▸ EXERCISE TASK
Restate, exactly and without pictures, the lines from the start of the listing below through the line holding "ENTSO-E, IPCC 2014</text>".

■ ■ ■

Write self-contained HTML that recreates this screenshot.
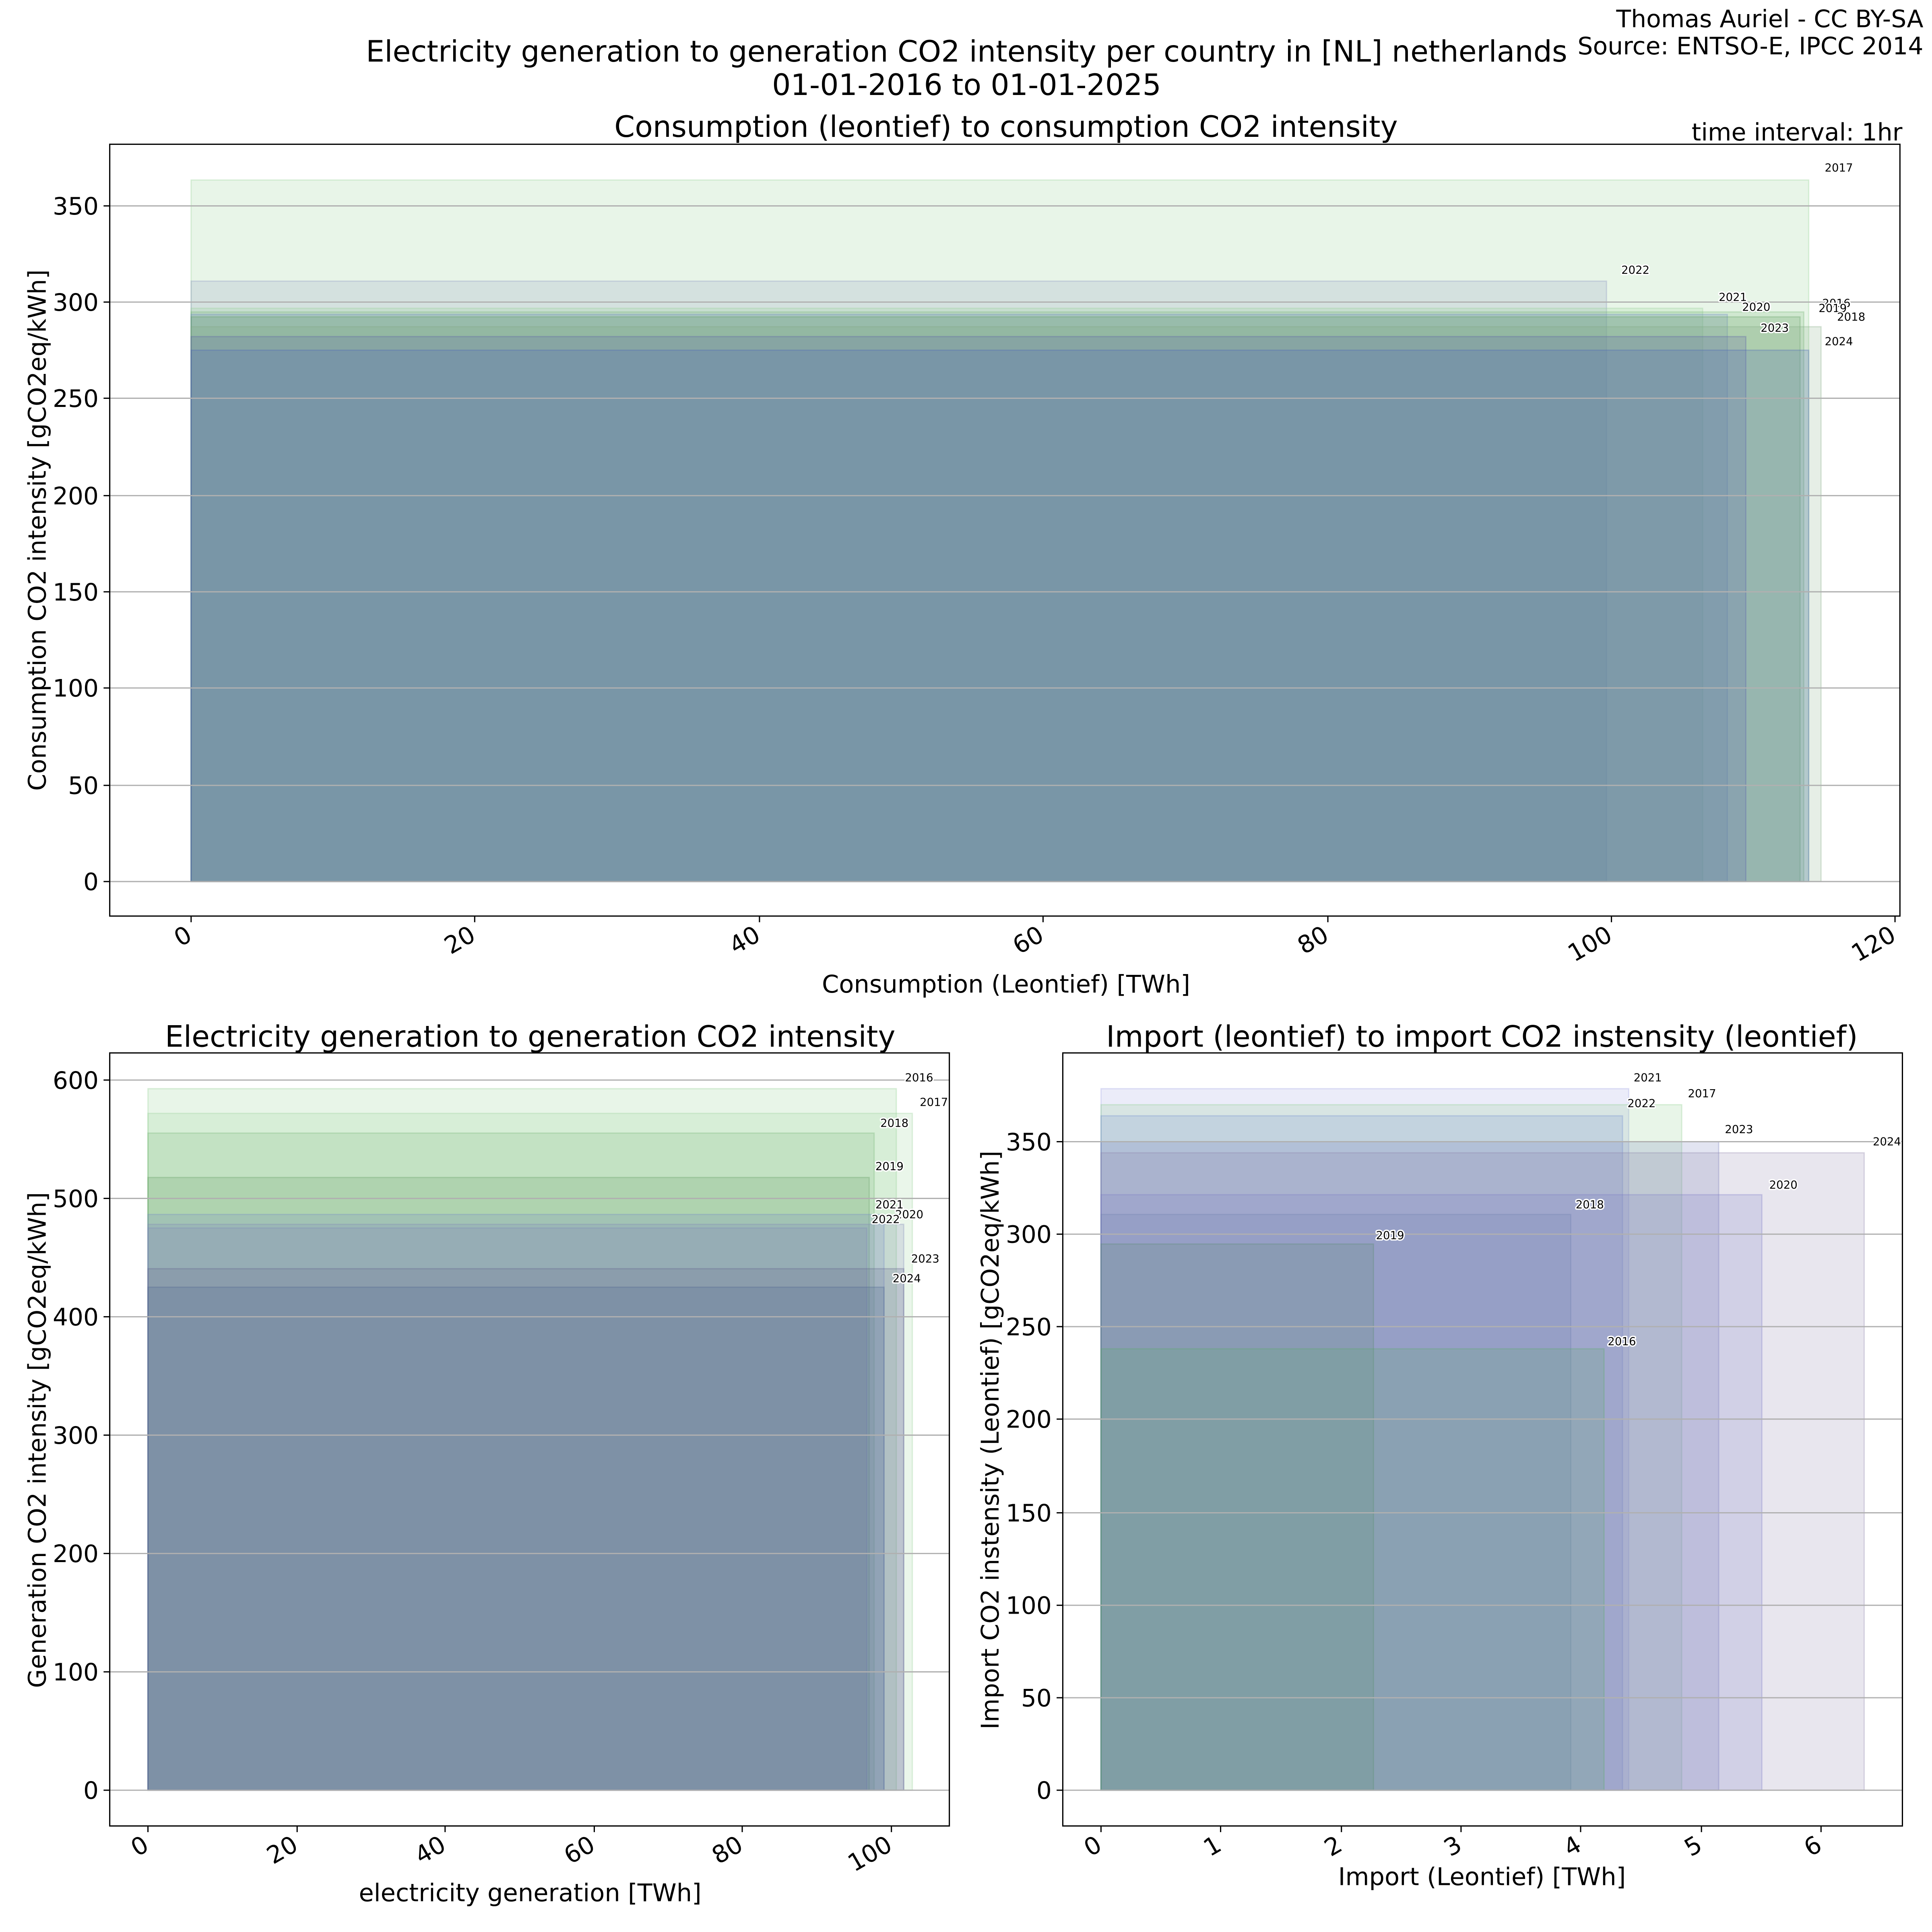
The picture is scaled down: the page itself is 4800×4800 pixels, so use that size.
<!DOCTYPE html>
<html><head><meta charset="utf-8"><style>
html,body{margin:0;padding:0;background:#fff}
svg{display:block}
text{font-family:"DejaVu Sans","Liberation Sans",sans-serif;fill:#000}
.t{font-size:23.8px}
.tk{font-size:19.5px}
.lb{font-size:19.8px}
.cr{font-size:19.6px}
.yr{font-size:9px;stroke:#fff;stroke-width:2.2px;paint-order:stroke;stroke-linejoin:round}
.g{stroke:#b0b0b0;stroke-width:1}
</style></head><body>
<svg width="4800" height="4800" viewBox="0 0 1567 1567" xmlns="http://www.w3.org/2000/svg">
<rect width="1567" height="1567" fill="#fff"/>
<text class="t" x="784" y="50" text-anchor="middle">Electricity generation to generation CO2 intensity per country in [NL] netherlands</text>
<text class="t" x="784" y="77" text-anchor="middle">01-01-2016 to 01-01-2025</text>
<text class="cr" x="1560" y="22" text-anchor="end">Thomas Auriel - CC BY-SA</text>
<text class="cr" x="1560" y="44" text-anchor="end">Source: ENTSO-E, IPCC 2014</text>

<!-- TOP CHART -->
<text class="t" x="816" y="111" text-anchor="middle">Consumption (leontief) to consumption CO2 intensity</text>
<text class="cr" x="1543" y="114" text-anchor="end">time interval: 1hr</text>
<g stroke-width="1">
<rect x="155" y="146" width="1312" height="569" fill="#8ccd8c" fill-opacity="0.2" stroke="#8ccd8c" stroke-opacity="0.3"/>
<rect x="155" y="228" width="1148" height="487" fill="#8990c0" fill-opacity="0.2" stroke="#8990c0" stroke-opacity="0.3"/>
<rect x="155" y="250" width="1226" height="465" fill="#98d298" fill-opacity="0.2" stroke="#98d298" stroke-opacity="0.3"/>
<rect x="155" y="253" width="1308" height="462" fill="#74b274" fill-opacity="0.2" stroke="#74b274" stroke-opacity="0.3"/>
<rect x="155" y="255" width="1246" height="460" fill="#6f89c9" fill-opacity="0.2" stroke="#6f89c9" stroke-opacity="0.3"/>
<rect x="155" y="257" width="1305" height="458" fill="#609c60" fill-opacity="0.2" stroke="#609c60" stroke-opacity="0.3"/>
<rect x="155" y="265" width="1322" height="450" fill="#82a882" fill-opacity="0.2" stroke="#82a882" stroke-opacity="0.3"/>
<rect x="155" y="273" width="1261" height="442" fill="#5a58a8" fill-opacity="0.2" stroke="#5a58a8" stroke-opacity="0.3"/>
<rect x="155" y="284" width="1312" height="431" fill="#4a62b8" fill-opacity="0.22" stroke="#4a62b8" stroke-opacity="0.3"/>
</g>
<g class="g">
<line x1="89" x2="1541" y1="715" y2="715"/><line x1="89" x2="1541" y1="637" y2="637"/><line x1="89" x2="1541" y1="558" y2="558"/><line x1="89" x2="1541" y1="480" y2="480"/><line x1="89" x2="1541" y1="402" y2="402"/><line x1="89" x2="1541" y1="323" y2="323"/><line x1="89" x2="1541" y1="245" y2="245"/><line x1="89" x2="1541" y1="167" y2="167"/>
</g>
<g class="yr">
<text x="1480" y="139">2017</text><text x="1315" y="222">2022</text><text x="1394" y="244">2021</text><text x="1413" y="252">2020</text><text x="1478" y="249">2016</text><text x="1475" y="253">2019</text><text x="1490" y="260">2018</text><text x="1428" y="269">2023</text><text x="1480" y="280">2024</text>
</g>
<rect x="89" y="117" width="1452" height="626" fill="none" stroke="#000" stroke-width="1"/>
<g stroke="#000" stroke-width="1">
<line x1="84" x2="89" y1="715" y2="715"/><line x1="84" x2="89" y1="637" y2="637"/><line x1="84" x2="89" y1="558" y2="558"/><line x1="84" x2="89" y1="480" y2="480"/><line x1="84" x2="89" y1="402" y2="402"/><line x1="84" x2="89" y1="323" y2="323"/><line x1="84" x2="89" y1="245" y2="245"/><line x1="84" x2="89" y1="167" y2="167"/>
<line x1="155" x2="155" y1="743" y2="748"/><line x1="385" x2="385" y1="743" y2="748"/><line x1="616" x2="616" y1="743" y2="748"/><line x1="846" x2="846" y1="743" y2="748"/><line x1="1077" x2="1077" y1="743" y2="748"/><line x1="1307" x2="1307" y1="743" y2="748"/><line x1="1537" x2="1537" y1="743" y2="748"/>
</g>
<g class="tk" text-anchor="end">
<text x="80" y="722">0</text><text x="80" y="644">50</text><text x="80" y="565">100</text><text x="80" y="487">150</text><text x="80" y="409">200</text><text x="80" y="330">250</text><text x="80" y="252">300</text><text x="80" y="174">350</text>
</g>
<g class="tk" text-anchor="end">
<text transform="translate(157,762) rotate(-30)">0</text><text transform="translate(387,762) rotate(-30)">20</text><text transform="translate(618,762) rotate(-30)">40</text><text transform="translate(848,762) rotate(-30)">60</text><text transform="translate(1079,762) rotate(-30)">80</text><text transform="translate(1309,762) rotate(-30)">100</text><text transform="translate(1539,762) rotate(-30)">120</text>
</g>
<text class="lb" x="816" y="805" text-anchor="middle">Consumption (Leontief) [TWh]</text>
<text class="lb" transform="translate(37,430) rotate(-90)" text-anchor="middle">Consumption CO2 intensity [gCO2eq/kWh]</text>

<!-- BOTTOM LEFT -->
<text class="t" x="430" y="849" text-anchor="middle">Electricity generation to generation CO2 intensity</text>
<g stroke-width="1">
<rect x="120" y="883" width="607" height="569" fill="#8ccd8c" fill-opacity="0.2" stroke="#8ccd8c" stroke-opacity="0.3"/>
<rect x="120" y="903" width="620" height="549" fill="#98d298" fill-opacity="0.2" stroke="#98d298" stroke-opacity="0.3"/>
<rect x="120" y="919" width="589" height="533" fill="#74b274" fill-opacity="0.2" stroke="#74b274" stroke-opacity="0.3"/>
<rect x="120" y="955" width="585" height="497" fill="#609c60" fill-opacity="0.2" stroke="#609c60" stroke-opacity="0.3"/>
<rect x="120" y="985" width="597" height="467" fill="#6f89c9" fill-opacity="0.2" stroke="#6f89c9" stroke-opacity="0.3"/>
<rect x="120" y="993" width="613" height="459" fill="#8288ba" fill-opacity="0.2" stroke="#8288ba" stroke-opacity="0.3"/>
<rect x="120" y="996" width="583" height="456" fill="#8288ba" fill-opacity="0.2" stroke="#8288ba" stroke-opacity="0.3"/>
<rect x="120" y="1029" width="613" height="423" fill="#605f8a" fill-opacity="0.2" stroke="#605f8a" stroke-opacity="0.3"/>
<rect x="120" y="1044" width="597" height="408" fill="#4b6390" fill-opacity="0.2" stroke="#4b6390" stroke-opacity="0.3"/>
</g>
<g class="g">
<line x1="89" x2="770" y1="1452" y2="1452"/><line x1="89" x2="770" y1="1356" y2="1356"/><line x1="89" x2="770" y1="1260" y2="1260"/><line x1="89" x2="770" y1="1164" y2="1164"/><line x1="89" x2="770" y1="1068" y2="1068"/><line x1="89" x2="770" y1="972" y2="972"/><line x1="89" x2="770" y1="876" y2="876"/>
</g>
<g class="yr">
<text x="734" y="877">2016</text><text x="746" y="897">2017</text><text x="714" y="914">2018</text><text x="710" y="949">2019</text><text x="710" y="980">2021</text><text x="726" y="988">2020</text><text x="707" y="992">2022</text><text x="739" y="1024">2023</text><text x="724" y="1040">2024</text>
</g>
<rect x="89" y="854" width="681" height="627" fill="none" stroke="#000" stroke-width="1"/>
<g stroke="#000" stroke-width="1">
<line x1="84" x2="89" y1="1452" y2="1452"/><line x1="84" x2="89" y1="1356" y2="1356"/><line x1="84" x2="89" y1="1260" y2="1260"/><line x1="84" x2="89" y1="1164" y2="1164"/><line x1="84" x2="89" y1="1068" y2="1068"/><line x1="84" x2="89" y1="972" y2="972"/><line x1="84" x2="89" y1="876" y2="876"/>
<line x1="120" x2="120" y1="1481" y2="1486"/><line x1="241" x2="241" y1="1481" y2="1486"/><line x1="361" x2="361" y1="1481" y2="1486"/><line x1="482" x2="482" y1="1481" y2="1486"/><line x1="602" x2="602" y1="1481" y2="1486"/><line x1="723" x2="723" y1="1481" y2="1486"/>
</g>
<g class="tk" text-anchor="end">
<text x="80" y="1459">0</text><text x="80" y="1363">100</text><text x="80" y="1267">200</text><text x="80" y="1171">300</text><text x="80" y="1075">400</text><text x="80" y="979">500</text><text x="80" y="883">600</text>
</g>
<g class="tk" text-anchor="end">
<text transform="translate(122,1500) rotate(-30)">0</text><text transform="translate(243,1500) rotate(-30)">20</text><text transform="translate(363,1500) rotate(-30)">40</text><text transform="translate(484,1500) rotate(-30)">60</text><text transform="translate(604,1500) rotate(-30)">80</text><text transform="translate(725,1500) rotate(-30)">100</text>
</g>
<text class="lb" x="430" y="1542" text-anchor="middle">electricity generation [TWh]</text>
<text class="lb" transform="translate(37,1168) rotate(-90)" text-anchor="middle">Generation CO2 intensity [gCO2eq/kWh]</text>

<!-- BOTTOM RIGHT -->
<text class="t" x="1202" y="849" text-anchor="middle">Import (leontief) to import CO2 instensity (leontief)</text>
<g stroke-width="1">
<rect x="893" y="883" width="428" height="569" fill="#9aa0e0" fill-opacity="0.2" stroke="#9aa0e0" stroke-opacity="0.3"/>
<rect x="893" y="896" width="471" height="556" fill="#8ccd8c" fill-opacity="0.2" stroke="#8ccd8c" stroke-opacity="0.3"/>
<rect x="893" y="905" width="423" height="547" fill="#728ad0" fill-opacity="0.2" stroke="#728ad0" stroke-opacity="0.3"/>
<rect x="893" y="926" width="501" height="526" fill="#7078b8" fill-opacity="0.2" stroke="#7078b8" stroke-opacity="0.3"/>
<rect x="893" y="935" width="619" height="517" fill="#8c82aa" fill-opacity="0.2" stroke="#8c82aa" stroke-opacity="0.3"/>
<rect x="893" y="969" width="536" height="483" fill="#7a76c8" fill-opacity="0.2" stroke="#7a76c8" stroke-opacity="0.3"/>
<rect x="893" y="985" width="381" height="467" fill="#7080b0" fill-opacity="0.2" stroke="#7080b0" stroke-opacity="0.3"/>
<rect x="893" y="1009" width="221" height="443" fill="#5a8a70" fill-opacity="0.2" stroke="#5a8a70" stroke-opacity="0.3"/>
<rect x="893" y="1094" width="408" height="358" fill="#58ac68" fill-opacity="0.2" stroke="#58ac68" stroke-opacity="0.3"/>
</g>
<g class="g">
<line x1="862" x2="1543" y1="1452" y2="1452"/><line x1="862" x2="1543" y1="1377" y2="1377"/><line x1="862" x2="1543" y1="1302" y2="1302"/><line x1="862" x2="1543" y1="1227" y2="1227"/><line x1="862" x2="1543" y1="1151" y2="1151"/><line x1="862" x2="1543" y1="1076" y2="1076"/><line x1="862" x2="1543" y1="1001" y2="1001"/><line x1="862" x2="1543" y1="926" y2="926"/>
</g>
<g class="yr">
<text x="1325" y="877">2021</text><text x="1369" y="890">2017</text><text x="1320" y="898">2022</text><text x="1399" y="919">2023</text><text x="1519" y="929">2024</text><text x="1435" y="964">2020</text><text x="1278" y="980">2018</text><text x="1116" y="1005">2019</text><text x="1304" y="1091">2016</text>
</g>
<rect x="862" y="854" width="681" height="627" fill="none" stroke="#000" stroke-width="1"/>
<g stroke="#000" stroke-width="1">
<line x1="857" x2="862" y1="1452" y2="1452"/><line x1="857" x2="862" y1="1377" y2="1377"/><line x1="857" x2="862" y1="1302" y2="1302"/><line x1="857" x2="862" y1="1227" y2="1227"/><line x1="857" x2="862" y1="1151" y2="1151"/><line x1="857" x2="862" y1="1076" y2="1076"/><line x1="857" x2="862" y1="1001" y2="1001"/><line x1="857" x2="862" y1="926" y2="926"/>
<line x1="893" x2="893" y1="1481" y2="1486"/><line x1="990" x2="990" y1="1481" y2="1486"/><line x1="1088" x2="1088" y1="1481" y2="1486"/><line x1="1185" x2="1185" y1="1481" y2="1486"/><line x1="1282" x2="1282" y1="1481" y2="1486"/><line x1="1380" x2="1380" y1="1481" y2="1486"/><line x1="1477" x2="1477" y1="1481" y2="1486"/>
</g>
<g class="tk" text-anchor="end">
<text x="853" y="1459">0</text><text x="853" y="1384">50</text><text x="853" y="1309">100</text><text x="853" y="1234">150</text><text x="853" y="1158">200</text><text x="853" y="1083">250</text><text x="853" y="1008">300</text><text x="853" y="933">350</text>
</g>
<g class="tk" text-anchor="end">
<text transform="translate(895,1500) rotate(-30)">0</text><text transform="translate(992,1500) rotate(-30)">1</text><text transform="translate(1090,1500) rotate(-30)">2</text><text transform="translate(1187,1500) rotate(-30)">3</text><text transform="translate(1284,1500) rotate(-30)">4</text><text transform="translate(1382,1500) rotate(-30)">5</text><text transform="translate(1479,1500) rotate(-30)">6</text>
</g>
<text class="lb" x="1202" y="1529" text-anchor="middle">Import (Leontief) [TWh]</text>
<text class="lb" transform="translate(810,1168) rotate(-90)" text-anchor="middle">Import CO2 instensity (Leontief) [gCO2eq/kWh]</text>
</svg>
</body></html>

■ ■ ■

▸ FINAL RESULT
Write self-contained HTML that recreates this screenshot.
The picture is scaled down: the page itself is 4800×4800 pixels, so use that size.
<!DOCTYPE html>
<html><head><meta charset="utf-8"><style>
html,body{margin:0;padding:0;background:#fff}
svg{display:block}
text{font-family:"DejaVu Sans","Liberation Sans",sans-serif;fill:#000}
.t{font-size:23.8px}
.tk{font-size:19.5px}
.lb{font-size:19.8px}
.cr{font-size:19.6px}
.yr{font-size:9px;stroke:#fff;stroke-width:2.2px;paint-order:stroke;stroke-linejoin:round}
.g{stroke:#b0b0b0;stroke-width:1}
</style></head><body>
<svg width="4800" height="4800" viewBox="0 0 1567 1567" xmlns="http://www.w3.org/2000/svg">
<rect width="1567" height="1567" fill="#fff"/>
<text class="t" x="784" y="50" text-anchor="middle">Electricity generation to generation CO2 intensity per country in [NL] netherlands</text>
<text class="t" x="784" y="77" text-anchor="middle">01-01-2016 to 01-01-2025</text>
<text class="cr" x="1560" y="22" text-anchor="end">Thomas Auriel - CC BY-SA</text>
<text class="cr" x="1560" y="44" text-anchor="end">Source: ENTSO-E, IPCC 2014</text>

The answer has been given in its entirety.